TwitterAAE: Research on African-American English on Twitter


Papers

Demographic Dialectal Variation in Social Media: A Case Study of African-American English. Su Lin Blodgett, Lisa Green, and Brendan O'Connor. Proceedings of EMNLP 2016. [pdf]

Twitter Universal Dependency Parsing for African-American and Mainstream American English. Su Lin Blodgett, Johnny Tian-Zheng Wei, and Brendan O'Connor. Proceedings of ACL 2018. [pdf]

Overview

Though dialectal language is increasingly abundant on social media, few resources exist for developing NLP tools to handle such language. We conduct a case study of dialectal language in online conversational text by investigating African-American English (AAE) on Twitter. We propose a distantly supervised model to identify AAE-like language from demographics associated with geo-located messages, and we verify that this language follows well-known AAE linguistic phenomena. In addition, we analyze the quality of existing language identification and dependency parsing tools on AAE-like text, demonstrating that they perform poorly on such text compared to text associated with white speakers.

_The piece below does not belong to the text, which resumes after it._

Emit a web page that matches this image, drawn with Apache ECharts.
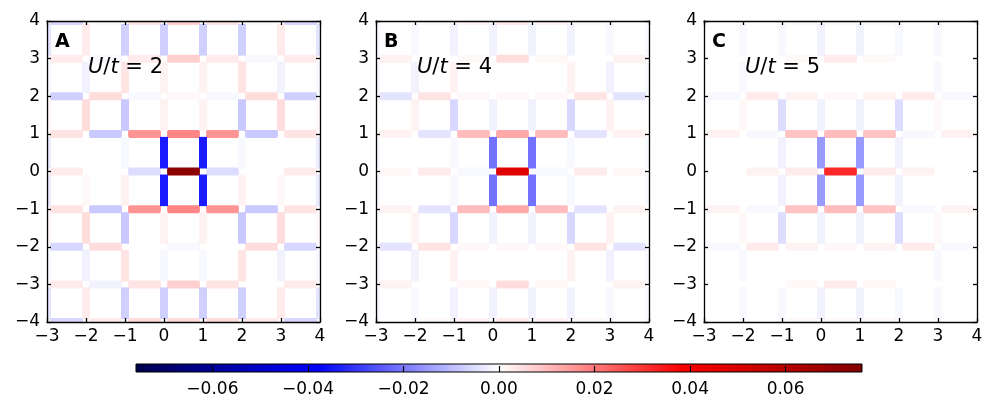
<!DOCTYPE html>
<html lang="en">
<head>
    <meta charset="UTF-8"/>
    <title>bond correlations</title>
    <script src="https://cdn.jsdelivr.net/npm/echarts@6/dist/echarts.min.js"></script>
</head>
<body style="margin:0;background:#fff">
<div id="main" style="width:997px;height:410px"></div>
<script type="text/javascript">
    // panel labels
    var panelNames = ['A', 'B', 'C'];
    var ratios = ['2', '4', '5'];
    var cbTicks = [-0.06, -0.04, -0.02, 0.00, 0.02, 0.04, 0.06];
    var vLimit = 0.076;

    // horizontal bonds: rows y = 4 .. -4, columns are left ends x = -3 .. 3
    var hA = [
        [-0.006, 0.001, 0.004, 0.007, 0.004, 0.001, -0.006],
        [0.003, -0.001, 0.003, 0.007, 0.003, -0.001, 0.003],
        [-0.007, 0.005, -0.001, 0.001, -0.001, 0.005, -0.007],
        [0.004, -0.008, 0.016, 0.018, 0.016, -0.008, 0.004],
        [0.003, 0.000, -0.005, 0.072, -0.005, 0.000, 0.003],
        [0.004, -0.008, 0.016, 0.018, 0.016, -0.008, 0.004],
        [-0.006, 0.005, 0.000, -0.001, 0.000, 0.005, -0.006],
        [0.003, -0.002, 0.004, 0.007, 0.004, 0.000, 0.003],
        [-0.006, 0.003, 0.005, 0.005, 0.005, 0.003, -0.006]
    ];
    // vertical bonds: rows are bottom ends y = 3 .. -4, columns x = -3 .. 4
    var vA = [
        [-0.004, 0.003, -0.007, -0.007, -0.007, -0.007, 0.003, -0.004],
        [-0.001, -0.002, 0.004, 0.002, 0.002, 0.004, -0.002, -0.001],
        [0.001, 0.005, -0.008, 0.002, 0.002, -0.008, 0.005, 0.001],
        [-0.003, 0.000, -0.001, -0.034, -0.034, -0.001, 0.000, -0.003],
        [-0.003, 0.001, 0.002, -0.034, -0.034, 0.002, 0.001, -0.003],
        [0.001, 0.005, -0.008, 0.002, 0.002, -0.008, 0.005, 0.001],
        [-0.001, -0.002, 0.004, -0.001, -0.001, 0.004, -0.002, -0.001],
        [-0.004, 0.003, -0.007, -0.007, -0.007, -0.007, 0.003, -0.004]
    ];

    var hB = [
        [0.000, 0.001, 0.002, 0.003, 0.002, 0.001, 0.000],
        [0.002, 0.000, 0.001, 0.005, 0.001, 0.000, 0.002],
        [-0.004, 0.004, 0.001, 0.001, 0.001, 0.004, -0.004],
        [0.002, -0.004, 0.010, 0.013, 0.010, -0.004, 0.002],
        [0.001, 0.003, -0.001, 0.048, -0.001, 0.003, 0.001],
        [0.002, -0.004, 0.010, 0.013, 0.010, -0.004, 0.002],
        [-0.004, 0.004, 0.001, 0.001, 0.001, 0.004, -0.004],
        [0.002, 0.000, 0.001, 0.005, 0.001, 0.000, 0.002],
        [0.000, 0.001, 0.002, 0.003, 0.002, 0.001, 0.000]
    ];
    var vB = [
        [-0.001, -0.001, -0.002, -0.002, -0.002, -0.002, -0.001, -0.001],
        [-0.001, -0.002, 0.002, 0.000, 0.000, 0.002, -0.002, -0.001],
        [0.000, 0.002, -0.006, -0.002, -0.002, -0.006, 0.002, 0.000],
        [-0.001, 0.000, -0.001, -0.021, -0.021, -0.001, 0.000, -0.001],
        [-0.001, 0.000, -0.001, -0.021, -0.021, -0.001, 0.000, -0.001],
        [0.000, 0.002, -0.006, -0.002, -0.002, -0.006, 0.002, 0.000],
        [-0.001, -0.002, 0.002, 0.000, 0.000, 0.002, -0.002, -0.001],
        [-0.001, -0.001, -0.002, -0.002, -0.002, -0.002, -0.001, -0.001]
    ];

    var hC = [
        [0.000, 0.000, 0.001, 0.001, 0.001, 0.000, 0.000],
        [0.000, 0.000, 0.001, 0.003, 0.001, 0.000, 0.000],
        [-0.001, 0.003, 0.002, 0.001, 0.002, 0.003, -0.001],
        [0.002, -0.001, 0.009, 0.010, 0.009, -0.001, 0.002],
        [0.000, 0.002, 0.003, 0.032, 0.003, 0.002, 0.000],
        [0.002, -0.001, 0.009, 0.010, 0.009, -0.001, 0.002],
        [-0.001, 0.003, 0.002, 0.001, 0.002, 0.003, -0.001],
        [0.000, 0.000, 0.001, 0.003, 0.001, 0.000, 0.000],
        [0.000, 0.000, 0.001, 0.001, 0.001, 0.000, 0.000]
    ];
    var vC = [
        [0.000, -0.001, -0.001, -0.002, -0.002, -0.001, -0.001, 0.000],
        [0.000, -0.001, 0.000, 0.000, 0.000, 0.000, -0.001, 0.000],
        [0.000, 0.001, -0.005, -0.002, -0.002, -0.005, 0.001, 0.000],
        [0.000, 0.000, -0.002, -0.015, -0.015, -0.002, 0.000, 0.000],
        [0.000, 0.000, -0.002, -0.015, -0.015, -0.002, 0.000, 0.000],
        [0.000, 0.001, -0.005, -0.002, -0.002, -0.005, 0.001, 0.000],
        [0.000, -0.001, 0.000, 0.000, 0.000, 0.000, -0.001, 0.000],
        [0.000, -0.001, -0.001, -0.002, -0.002, -0.001, -0.001, 0.000]
    ];

    var seismic = ['#00004d', '#0000ff', '#ffffff', '#ff0000', '#800000'];
    var font = 'DejaVu Sans';

    function bonds(h, v) {
        var out = [];
        for (var r = 0; r < h.length; r++) {
            for (var c = 0; c < h[r].length; c++) {
                out.push([-3 + c, 4 - r, -2 + c, 4 - r, h[r][c]]);
            }
        }
        for (var r = 0; r < v.length; r++) {
            for (var c = 0; c < v[r].length; c++) {
                out.push([-3 + c, 3 - r, -3 + c, 4 - r, v[r][c]]);
            }
        }
        return out;
    }

    function minus(val) {
        return String(val).replace('-', '\u2212');
    }

    function renderBond(params, api) {
        var x1 = api.value(0), y1 = api.value(1), x2 = api.value(2), y2 = api.value(3);
        var s = 0.08;
        if (y1 === y2) { x1 += s; x2 -= s; } else { y1 += s; y2 -= s; }
        var p1 = api.coord([x1, y1]);
        var p2 = api.coord([x2, y2]);
        return {
            type: 'line',
            shape: {x1: p1[0], y1: p1[1], x2: p2[0], y2: p2[1]},
            style: {stroke: api.visual('color'), lineWidth: 8, lineCap: 'butt'}
        };
    }

    var gridLefts = [47, 376, 704];
    var allData = [bonds(hA, vA), bonds(hB, vB), bonds(hC, vC)];

    var grids = [], xAxes = [], yAxes = [], series = [], graphics = [];
    var line = {show: true, onZero: false, lineStyle: {color: '#000', width: 1.3}};
    var tick = {show: true, inside: true, length: 4, lineStyle: {color: '#000', width: 1.3}};
    for (var i = 0; i < 3; i++) {
        grids.push({left: gridLefts[i], top: 21, width: 273, height: 301});
        xAxes.push({
            gridIndex: i, type: 'value', min: -3, max: 4, interval: 1, position: 'bottom', z: 5,
            axisLine: line, axisTick: tick, splitLine: {show: false},
            axisLabel: {color: '#000', fontSize: 17, fontFamily: font, margin: 6, formatter: minus}
        });
        xAxes.push({
            gridIndex: i, type: 'value', min: -3, max: 4, interval: 1, position: 'top', z: 5,
            axisLine: line, axisTick: tick, splitLine: {show: false}, axisLabel: {show: false}
        });
        yAxes.push({
            gridIndex: i, type: 'value', min: -4, max: 4, interval: 1, position: 'left', z: 5,
            axisLine: line, axisTick: tick, splitLine: {show: false},
            axisLabel: {color: '#000', fontSize: 17, fontFamily: font, margin: 7, formatter: minus}
        });
        yAxes.push({
            gridIndex: i, type: 'value', min: -4, max: 4, interval: 1, position: 'right', z: 5,
            axisLine: line, axisTick: tick, splitLine: {show: false}, axisLabel: {show: false}
        });
        series.push({
            type: 'custom', xAxisIndex: 2 * i, yAxisIndex: 2 * i, clip: true,
            encode: {x: [0, 2], y: [1, 3]},
            renderItem: renderBond, data: allData[i]
        });
        graphics.push({
            type: 'text', left: gridLefts[i] + 8, top: 33, z: 100,
            style: {text: panelNames[i], font: 'bold 19px "DejaVu Sans"', fill: '#000'}
        });
        graphics.push({
            type: 'text', left: gridLefts[i] + 41, top: 57, z: 100,
            style: {
                text: '{i|U}/{i|t} = ' + ratios[i],
                font: '21px "DejaVu Sans"', fill: '#000',
                rich: {i: {fontStyle: 'italic', fontSize: 21, fontFamily: font}}
            }
        });
    }

    // colorbar
    grids.push({left: 136, top: 364, width: 726, height: 8});
    xAxes.push({
        gridIndex: 3, type: 'value', min: -vLimit, max: vLimit, position: 'bottom', z: 5,
        axisLine: {show: false}, splitLine: {show: false},
        axisTick: {show: true, inside: true, length: 6, customValues: cbTicks, lineStyle: {color: '#000', width: 1.2}},
        axisLabel: {
            color: '#000', fontSize: 17, fontFamily: font, margin: 9, customValues: cbTicks,
            formatter: function (v) { return minus(v.toFixed(2)); }
        }
    });
    yAxes.push({gridIndex: 3, type: 'value', min: 0, max: 1, show: false});
    var stops = seismic.map(function (c, k) { return {offset: k / (seismic.length - 1), color: c}; });
    series.push({
        type: 'custom', xAxisIndex: 6, yAxisIndex: 6, silent: true,
        data: [[-vLimit, vLimit]],
        renderItem: function (params, api) {
            var p1 = api.coord([api.value(0), 1]);
            var p2 = api.coord([api.value(1), 0]);
            return {
                type: 'rect',
                shape: {x: p1[0], y: p1[1], width: p2[0] - p1[0], height: p2[1] - p1[1]},
                style: {fill: new echarts.graphic.LinearGradient(0, 0, 1, 0, stops), stroke: '#000', lineWidth: 1}
            };
        }
    });

    var myChart = echarts.init(document.getElementById('main'));
    var option = {
        animation: false,
        backgroundColor: '#fff',
        grid: grids,
        xAxis: xAxes,
        yAxis: yAxes,
        visualMap: {
            type: 'continuous', show: false, min: -vLimit, max: vLimit,
            dimension: 4, seriesIndex: [0, 1, 2],
            inRange: {color: seismic}
        },
        series: series,
        graphic: graphics
    };
    myChart.setOption(option);
</script>
</body>
</html>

Further work on language identification is on our TwitterLangID page.

We also develop new Universal Dependency annotations and parsing models for AAE on Twitter (below).

TwitterAAE corpus

This dataset is made available for research purposes only. If you use it in research, please cite Blodgett et al., EMNLP 2016 (above).

  • TwitterAAE-full-v1.zip (5.5 GB) of messages and our model's inferences.
  • Also: TwitterAAE-deps-v1.zip, an older annotated dataset containing partial Stanford Dependencies-style syntactic annotations for 200 messages. This data is superseded by the UD dataset.

TwitterAAE model

Our implementation of our mixed-membership demographic language model, including parameters learned from Census+Twitter as described in the EMNLP 2016 paper and used in its experiments, calculates demographic dialect proportions for a text (including the AAE proportion). It is available at: github.com/slanglab/twitteraae.

Universal Dependencies annotated tweets

This dataset and model is made available for research purposes only. If you use them in research, please cite Blodgett et al., ACL 2018 (above).

  • UD-TwitterAAE: Our Universal Dependencies 2.0 annotations for 250 African-American English and 250 Mainstream American English tweets.